What is PPF?
It’s a very strong and durable film made out of polyurethane, sandwiched in between a clear coat on top and an adhesive on the bottom. PPF is 3-11 mil thick – I know that’s a crazy range, but at the very least that’s 3x the thickness of colored vinyl. This is because its primary purpose is to protect.
Fun Fact: It was originally created to protect military helicopter blades, then it was brought to the commercial scene with Nascar, and now it’s made its way to the consumer market.
What are the benefits and features?
It protects your car from rock chips, scuffs, scratches, and the elements (bug acid, bird droppings, UV rays, etc.). It features self-healing abilities, making scratches disappear overtime with heat, a super glossy shine, and some even have hydrophobic properties, making it easier to clean. It also protects a painted surface against acid rain, mineral deposits, and water spots.
You can most commonly choose between matte or clear, but recently added to the PPF scene are colored and textured options. A popular customization option is tinted headlights, but typically, PPF is more of an invisible protection.
How is PPF installed?
PPF is a wet install. First you prep your vehicle by doing a deep decontamination and then paint correcting, making sure to get all the swirls out. Then, you spray a soap solution underneath the film, on top of the film, and on the car’s surface to allow the adhesive to slide and the squeegee to glide. It takes about 2-3 days to install a front package and up to 10 for a full car PPF. For removal, you’ll want to get it taken off professionally as not to take off the clear coating with it, but basically, you use steam and gently pull close to the surface.
How long does it last?
It lasts around 5-10 years, depending on how well it’s taken care of and how often it’s sitting in the elements vs a garage. Most higher quality brands have a 10 year warranty, and that includes from yellowing and cracking. Back in the day, PPF would crack and yellow easily, but that shouldn’t happen today. If it does, find another film.
What should I cover?
You can cover your entire car, however, I wouldn’t recommend it. It’ll be really expensive and excessive. The most important areas to cover are the front bumper, fenders, hood, headlights, and mirrors. This is called a front package. I would also recommend covering your rockers as the paint in these areas is very thin. These are the highest impact areas, meaning they get hit with bugs, rocks, and dings the most.

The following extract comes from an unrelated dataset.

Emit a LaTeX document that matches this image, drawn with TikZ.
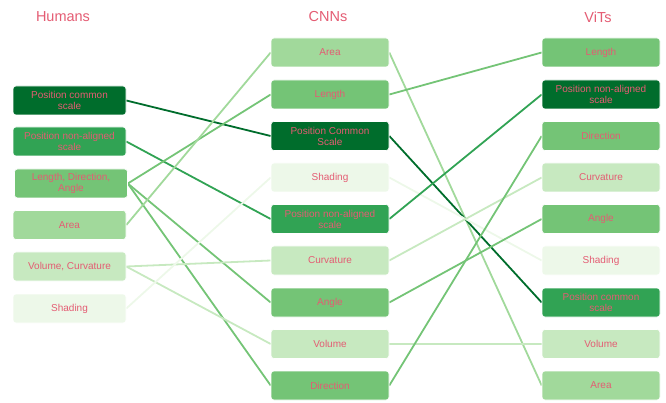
\documentclass[tikz,border=0pt]{standalone}
\usepackage{fontspec}
\setmainfont{Liberation Sans}
\usetikzlibrary{backgrounds}
\definecolor{gA}{HTML}{006D2C}
\definecolor{gB}{HTML}{31A354}
\definecolor{gC}{HTML}{74C476}
\definecolor{gD}{HTML}{A1D99B}
\definecolor{gE}{HTML}{C7E9C0}
\definecolor{gF}{HTML}{EDF8E9}
\definecolor{txt}{HTML}{E45C73}
\tikzset{
  box/.style={rounded corners=3pt, minimum height=29pt, align=center,
    font=\fontsize{10}{11}\selectfont, text=txt, inner sep=0pt, draw=white, line width=0.6pt},
  hbox/.style={box, minimum width=113pt},
  cbox/.style={box, minimum width=118pt},
  ttl/.style={font=\fontsize{14.5}{16}\selectfont, text=txt},
  link/.style={line width=1.8pt}
}
\begin{document}
\begin{tikzpicture}[x=1pt,y=-1pt]
\useasboundingbox (0,0) rectangle (666,403);
% titles
\node[ttl] (tH) at (63,17) {Humans};
\node[ttl] (tC) at (328,17) {CNNs};
\node[ttl] (tV) at (598,17) {ViTs};
% Humans
\node[hbox, fill=gA] (h1) at (69.5,100.5) {Position common\\scale};
\node[hbox, fill=gB] (h2) at (69.5,141.5) {Position non-aligned\\scale};
\node[hbox, fill=gC] (h3) at (71,183.5) {Length, Direction,\\Angle};
\node[hbox, fill=gD] (h4) at (69.5,225) {Area};
\node[hbox, fill=gE] (h5) at (69.5,266.5) {Volume, Curvature};
\node[hbox, fill=gF] (h6) at (69.5,308.5) {Shading};
% CNNs
\node[cbox, fill=gD] (c1) at (330,52.5) {Area};
\node[cbox, fill=gC] (c2) at (330,94.5) {Length};
\node[cbox, fill=gA] (c3) at (330,136) {Position Common\\Scale};
\node[cbox, fill=gF] (c4) at (330,177.5) {Shading};
\node[cbox, fill=gB] (c5) at (330,219) {Position non-aligned\\scale};
\node[cbox, fill=gE] (c6) at (330,260.5) {Curvature};
\node[cbox, fill=gC] (c7) at (330,302.5) {Angle};
\node[cbox, fill=gE] (c8) at (330,344) {Volume};
\node[cbox, fill=gC] (c9) at (330,385.5) {Direction};
% ViTs
\node[cbox, fill=gC] (v1) at (601,52.5) {Length};
\node[cbox, fill=gA] (v2) at (601,94.5) {Position non-aligned\\scale};
\node[cbox, fill=gC] (v3) at (601,136) {Direction};
\node[cbox, fill=gE] (v4) at (601,177.5) {Curvature};
\node[cbox, fill=gC] (v5) at (601,219) {Angle};
\node[cbox, fill=gF] (v6) at (601,260.5) {Shading};
\node[cbox, fill=gB] (v7) at (601,302.5) {Position common\\scale};
\node[cbox, fill=gE] (v8) at (601,344) {Volume};
\node[cbox, fill=gD] (v9) at (601,385.5) {Area};
\begin{scope}[on background layer]
% Humans -> CNNs
\draw[link, gA] (h1.east) -- (c3.west);
\draw[link, gB] (h2.east) -- (c5.west);
\draw[link, gC] (h3.east) -- (c2.west);
\draw[link, gC] (h3.east) -- (c7.west);
\draw[link, gC] (h3.east) -- (c9.west);
\draw[link, gD] (h4.east) -- (c1.west);
\draw[link, gE] (h5.east) -- (c6.west);
\draw[link, gE] (h5.east) -- (c8.west);
\draw[link, gF] (h6.east) -- (c4.west);
% CNNs -> ViTs
\draw[link, gD] (c1.east) -- (v9.west);
\draw[link, gC] (c2.east) -- (v1.west);
\draw[link, gA] (c3.east) -- (v7.west);
\draw[link, gF] (c4.east) -- (v6.west);
\draw[link, gB] (c5.east) -- (v2.west);
\draw[link, gE] (c6.east) -- (v4.west);
\draw[link, gC] (c7.east) -- (v5.west);
\draw[link, gE] (c8.east) -- (v8.west);
\draw[link, gC] (c9.east) -- (v3.west);
\end{scope}
\end{tikzpicture}
\end{document}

Even though in the name it says “paint protection,” it’s also for other areas such as your headlights and interior areas, like the glovebox, seatbacks, and door kickers. It’s installed just the same!
What’s the difference between bulk and template?
PPF is usually installed in bulk, meaning you install a large piece of PPF and then cut it precisely to make it fit. That requires a lot more skill and time than installing from a template. A template just means that it’s pre-cut with a computer. We actually use bulk and template depending on the area and what method is best.
My install doesn’t cover all the edges. Is that normal?
Yes. The parts of your car where the panels meet usually have PPF come right up to the edge but not over. This is to avoid it failing and peeling back. Most templated files are made to go up to the edges as well.
Can I do it myself?
The short answer is yes. It can take years to master the craft, but you can definitely do it yourself with our PPF kits that are pre-cut with easy to follow instructions. We have exterior and interior protection kits with the same quality that I use in my shop.
Can this be installed on any car?
It’s best to have a new or barely used car with minimal scratches and dings, but you can paint correct if needed. I would avoid putting on rusty or repainted cars unless you’re absolutely sure, because the paint and/or clear coat will peel off with the film when removed.
Note: PPF can go over vinyl wraps and under ceramic coating.
- 3M – Not as many options as some other popular brands.
- Avery – There are a few different options with Avery – gloss, matte, and a black called neo noir.
- XPEL – Most popular among the Tesla community.
- Stek – They have quite a bit to choose from, offering fashion PPF that can be colored or textured.
How much does it cost?
It depends on your location and complexity of install, but can be around $8,000 for a full PPF and $2,000 for a front package.